--- start of SOURCE RECORDS ---
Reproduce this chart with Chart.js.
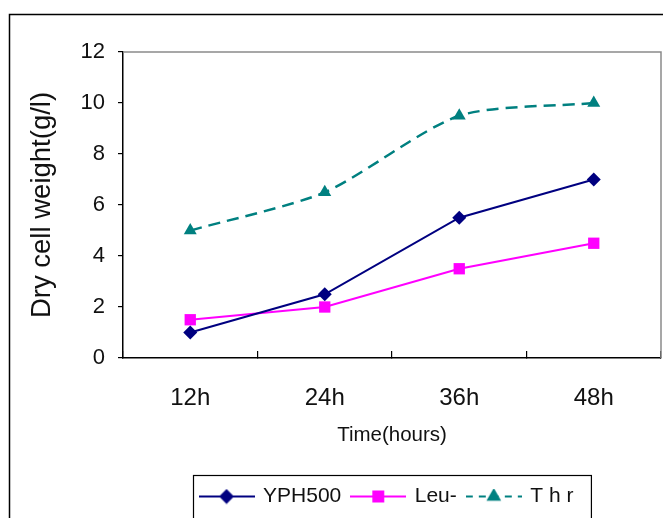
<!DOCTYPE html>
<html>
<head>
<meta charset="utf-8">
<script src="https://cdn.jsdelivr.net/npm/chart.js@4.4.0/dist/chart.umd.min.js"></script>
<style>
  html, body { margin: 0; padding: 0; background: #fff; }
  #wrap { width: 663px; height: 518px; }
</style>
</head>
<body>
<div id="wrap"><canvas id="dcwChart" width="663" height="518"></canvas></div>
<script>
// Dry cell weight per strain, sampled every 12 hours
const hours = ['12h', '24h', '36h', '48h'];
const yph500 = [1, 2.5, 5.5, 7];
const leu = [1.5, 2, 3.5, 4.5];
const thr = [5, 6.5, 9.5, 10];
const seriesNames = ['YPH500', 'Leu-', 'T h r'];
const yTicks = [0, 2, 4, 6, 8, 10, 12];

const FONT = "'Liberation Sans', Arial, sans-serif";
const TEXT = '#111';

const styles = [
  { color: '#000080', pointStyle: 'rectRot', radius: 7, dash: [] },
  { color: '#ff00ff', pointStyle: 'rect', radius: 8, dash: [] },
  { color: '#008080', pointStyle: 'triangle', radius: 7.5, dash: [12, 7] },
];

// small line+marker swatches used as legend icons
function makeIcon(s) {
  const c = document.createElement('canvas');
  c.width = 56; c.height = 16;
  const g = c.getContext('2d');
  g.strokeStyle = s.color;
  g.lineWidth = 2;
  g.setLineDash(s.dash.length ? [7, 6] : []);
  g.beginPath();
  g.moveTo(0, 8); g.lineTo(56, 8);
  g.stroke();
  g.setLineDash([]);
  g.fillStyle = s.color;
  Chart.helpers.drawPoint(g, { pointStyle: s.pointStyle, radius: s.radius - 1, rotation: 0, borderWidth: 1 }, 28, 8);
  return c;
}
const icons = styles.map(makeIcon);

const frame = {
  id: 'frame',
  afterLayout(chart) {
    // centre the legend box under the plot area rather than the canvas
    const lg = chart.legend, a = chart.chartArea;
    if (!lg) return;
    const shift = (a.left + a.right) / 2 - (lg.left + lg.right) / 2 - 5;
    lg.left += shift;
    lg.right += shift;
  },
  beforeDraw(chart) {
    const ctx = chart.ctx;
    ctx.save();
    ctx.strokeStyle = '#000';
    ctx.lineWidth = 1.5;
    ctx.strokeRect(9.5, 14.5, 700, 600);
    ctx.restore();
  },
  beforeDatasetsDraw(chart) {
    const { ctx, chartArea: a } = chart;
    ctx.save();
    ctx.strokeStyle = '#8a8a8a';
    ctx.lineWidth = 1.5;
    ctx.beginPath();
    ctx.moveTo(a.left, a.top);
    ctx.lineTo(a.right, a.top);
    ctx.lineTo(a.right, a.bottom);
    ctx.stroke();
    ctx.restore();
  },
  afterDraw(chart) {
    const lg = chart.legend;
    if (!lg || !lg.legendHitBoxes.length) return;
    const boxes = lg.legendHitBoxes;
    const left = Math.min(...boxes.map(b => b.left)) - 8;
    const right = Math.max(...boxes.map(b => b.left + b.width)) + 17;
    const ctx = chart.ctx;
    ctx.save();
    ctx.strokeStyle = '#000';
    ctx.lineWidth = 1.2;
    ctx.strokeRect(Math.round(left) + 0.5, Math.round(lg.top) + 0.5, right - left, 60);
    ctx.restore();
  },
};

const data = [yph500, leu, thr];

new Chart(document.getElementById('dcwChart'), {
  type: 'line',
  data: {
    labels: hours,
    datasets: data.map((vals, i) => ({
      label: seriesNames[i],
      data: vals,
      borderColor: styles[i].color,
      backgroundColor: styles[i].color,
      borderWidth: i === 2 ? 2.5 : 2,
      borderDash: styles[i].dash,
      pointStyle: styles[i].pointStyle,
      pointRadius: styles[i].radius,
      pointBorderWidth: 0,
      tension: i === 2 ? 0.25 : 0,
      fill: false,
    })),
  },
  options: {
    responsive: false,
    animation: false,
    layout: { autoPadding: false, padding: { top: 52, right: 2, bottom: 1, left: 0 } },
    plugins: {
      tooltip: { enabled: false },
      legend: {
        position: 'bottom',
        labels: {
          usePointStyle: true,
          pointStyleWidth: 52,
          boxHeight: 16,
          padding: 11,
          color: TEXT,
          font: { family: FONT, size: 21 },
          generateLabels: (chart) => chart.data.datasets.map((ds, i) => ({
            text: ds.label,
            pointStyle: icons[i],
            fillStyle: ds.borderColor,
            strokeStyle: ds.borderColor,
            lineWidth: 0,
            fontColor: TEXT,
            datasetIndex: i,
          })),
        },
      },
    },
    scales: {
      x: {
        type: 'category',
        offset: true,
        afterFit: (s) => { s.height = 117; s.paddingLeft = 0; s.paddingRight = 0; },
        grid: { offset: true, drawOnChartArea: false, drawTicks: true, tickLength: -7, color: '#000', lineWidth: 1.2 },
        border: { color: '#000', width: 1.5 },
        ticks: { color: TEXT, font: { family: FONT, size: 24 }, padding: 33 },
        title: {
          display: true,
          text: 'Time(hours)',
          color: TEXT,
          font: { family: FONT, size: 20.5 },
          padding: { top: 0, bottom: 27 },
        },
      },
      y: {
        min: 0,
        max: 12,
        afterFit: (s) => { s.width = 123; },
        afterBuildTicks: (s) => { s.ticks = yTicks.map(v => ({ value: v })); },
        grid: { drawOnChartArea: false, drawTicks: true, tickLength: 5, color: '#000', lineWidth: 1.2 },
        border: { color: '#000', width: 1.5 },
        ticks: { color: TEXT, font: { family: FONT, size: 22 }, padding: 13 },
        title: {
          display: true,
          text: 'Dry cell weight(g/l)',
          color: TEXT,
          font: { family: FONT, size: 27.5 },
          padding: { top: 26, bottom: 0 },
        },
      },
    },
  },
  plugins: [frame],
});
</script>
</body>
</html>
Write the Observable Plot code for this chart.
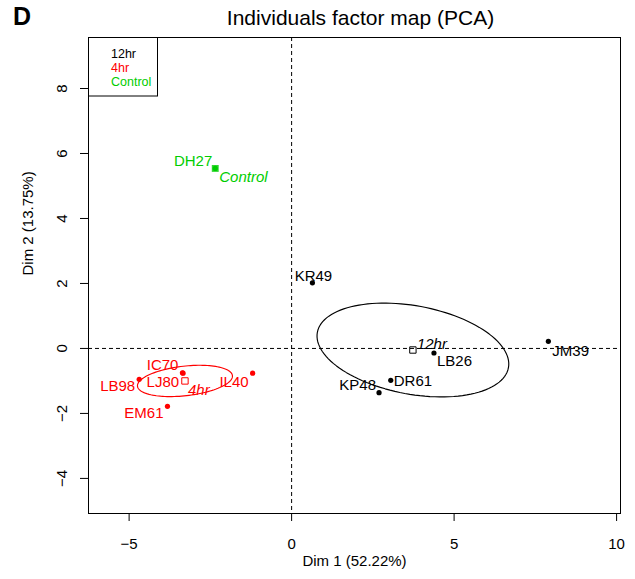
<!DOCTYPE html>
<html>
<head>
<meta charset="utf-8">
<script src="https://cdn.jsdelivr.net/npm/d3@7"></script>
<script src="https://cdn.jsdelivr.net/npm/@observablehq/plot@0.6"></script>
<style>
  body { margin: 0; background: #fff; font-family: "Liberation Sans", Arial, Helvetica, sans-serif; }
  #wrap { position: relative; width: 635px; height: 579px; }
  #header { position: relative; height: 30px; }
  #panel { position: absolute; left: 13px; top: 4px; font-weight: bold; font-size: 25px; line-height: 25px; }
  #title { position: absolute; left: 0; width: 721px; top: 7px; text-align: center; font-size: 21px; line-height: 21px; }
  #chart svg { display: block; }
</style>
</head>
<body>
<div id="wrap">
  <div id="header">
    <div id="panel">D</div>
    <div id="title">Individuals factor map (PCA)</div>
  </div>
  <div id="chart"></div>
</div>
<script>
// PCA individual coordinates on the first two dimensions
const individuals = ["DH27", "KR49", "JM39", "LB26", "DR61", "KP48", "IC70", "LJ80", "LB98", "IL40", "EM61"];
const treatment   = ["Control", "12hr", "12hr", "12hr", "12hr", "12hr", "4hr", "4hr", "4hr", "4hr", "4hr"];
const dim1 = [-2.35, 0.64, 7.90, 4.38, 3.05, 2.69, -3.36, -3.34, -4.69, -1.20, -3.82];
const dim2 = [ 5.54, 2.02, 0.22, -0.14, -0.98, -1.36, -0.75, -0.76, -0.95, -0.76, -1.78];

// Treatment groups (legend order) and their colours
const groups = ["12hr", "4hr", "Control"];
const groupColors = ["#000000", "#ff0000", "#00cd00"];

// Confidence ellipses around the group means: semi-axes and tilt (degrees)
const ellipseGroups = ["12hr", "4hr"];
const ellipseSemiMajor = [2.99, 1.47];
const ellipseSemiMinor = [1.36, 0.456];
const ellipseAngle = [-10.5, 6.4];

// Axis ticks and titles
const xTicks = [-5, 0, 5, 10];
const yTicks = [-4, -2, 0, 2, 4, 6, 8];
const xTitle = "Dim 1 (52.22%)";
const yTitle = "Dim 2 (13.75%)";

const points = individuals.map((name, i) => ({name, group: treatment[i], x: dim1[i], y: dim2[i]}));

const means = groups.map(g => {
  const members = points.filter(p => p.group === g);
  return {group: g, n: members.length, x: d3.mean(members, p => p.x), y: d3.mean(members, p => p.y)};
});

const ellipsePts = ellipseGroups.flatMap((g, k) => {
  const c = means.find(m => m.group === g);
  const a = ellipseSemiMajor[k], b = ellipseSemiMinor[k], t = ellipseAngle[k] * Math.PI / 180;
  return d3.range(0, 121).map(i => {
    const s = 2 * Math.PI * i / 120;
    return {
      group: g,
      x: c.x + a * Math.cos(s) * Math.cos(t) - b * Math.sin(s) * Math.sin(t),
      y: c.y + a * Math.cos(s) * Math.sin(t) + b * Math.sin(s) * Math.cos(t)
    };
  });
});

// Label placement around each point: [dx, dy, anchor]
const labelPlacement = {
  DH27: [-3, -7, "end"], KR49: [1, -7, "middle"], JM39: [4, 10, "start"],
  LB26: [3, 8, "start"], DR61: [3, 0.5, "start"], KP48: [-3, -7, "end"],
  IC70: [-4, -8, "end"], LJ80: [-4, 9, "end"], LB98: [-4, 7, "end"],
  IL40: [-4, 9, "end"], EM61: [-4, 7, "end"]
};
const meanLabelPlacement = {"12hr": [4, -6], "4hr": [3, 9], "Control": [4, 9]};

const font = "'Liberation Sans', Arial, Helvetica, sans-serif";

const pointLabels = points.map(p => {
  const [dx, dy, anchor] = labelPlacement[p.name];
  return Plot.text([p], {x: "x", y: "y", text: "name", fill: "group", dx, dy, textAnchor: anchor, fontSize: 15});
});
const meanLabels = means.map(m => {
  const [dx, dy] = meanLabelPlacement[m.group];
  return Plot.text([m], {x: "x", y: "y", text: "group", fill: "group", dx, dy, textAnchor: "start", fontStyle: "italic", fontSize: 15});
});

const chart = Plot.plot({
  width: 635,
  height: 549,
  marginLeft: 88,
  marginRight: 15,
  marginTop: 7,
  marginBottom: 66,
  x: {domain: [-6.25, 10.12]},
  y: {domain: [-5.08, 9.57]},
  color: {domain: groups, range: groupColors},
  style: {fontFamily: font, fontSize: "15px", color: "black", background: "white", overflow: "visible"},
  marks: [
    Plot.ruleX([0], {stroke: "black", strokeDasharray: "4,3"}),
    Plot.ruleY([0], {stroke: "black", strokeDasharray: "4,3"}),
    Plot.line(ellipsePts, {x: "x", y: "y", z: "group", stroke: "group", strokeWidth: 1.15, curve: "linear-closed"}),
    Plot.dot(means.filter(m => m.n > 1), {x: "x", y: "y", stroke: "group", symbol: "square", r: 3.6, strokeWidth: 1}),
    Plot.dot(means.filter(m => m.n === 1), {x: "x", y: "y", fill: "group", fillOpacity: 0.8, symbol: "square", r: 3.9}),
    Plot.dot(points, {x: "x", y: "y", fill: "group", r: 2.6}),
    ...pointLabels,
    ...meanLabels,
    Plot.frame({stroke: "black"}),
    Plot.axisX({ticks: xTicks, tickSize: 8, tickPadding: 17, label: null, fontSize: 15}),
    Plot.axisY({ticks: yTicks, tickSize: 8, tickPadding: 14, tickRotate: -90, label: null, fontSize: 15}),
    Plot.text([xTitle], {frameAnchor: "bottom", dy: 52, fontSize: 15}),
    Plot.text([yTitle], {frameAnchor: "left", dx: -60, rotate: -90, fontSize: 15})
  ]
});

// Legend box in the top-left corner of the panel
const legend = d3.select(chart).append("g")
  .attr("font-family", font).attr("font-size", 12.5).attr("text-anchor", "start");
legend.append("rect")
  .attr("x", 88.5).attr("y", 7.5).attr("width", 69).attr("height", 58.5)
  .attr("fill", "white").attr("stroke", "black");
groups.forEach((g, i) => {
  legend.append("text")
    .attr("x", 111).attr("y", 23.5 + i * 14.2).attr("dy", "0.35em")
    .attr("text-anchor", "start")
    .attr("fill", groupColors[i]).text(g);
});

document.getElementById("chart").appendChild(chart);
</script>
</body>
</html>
--- end of SOURCE RECORDS ---
WORK TO COMPLETE
Wherever the word "this" occurs in a line of the listing, copy that line.

OUTPUT OF THE EXERCISE
Reproduce this chart with Chart.js.
Write the Observable Plot code for this chart.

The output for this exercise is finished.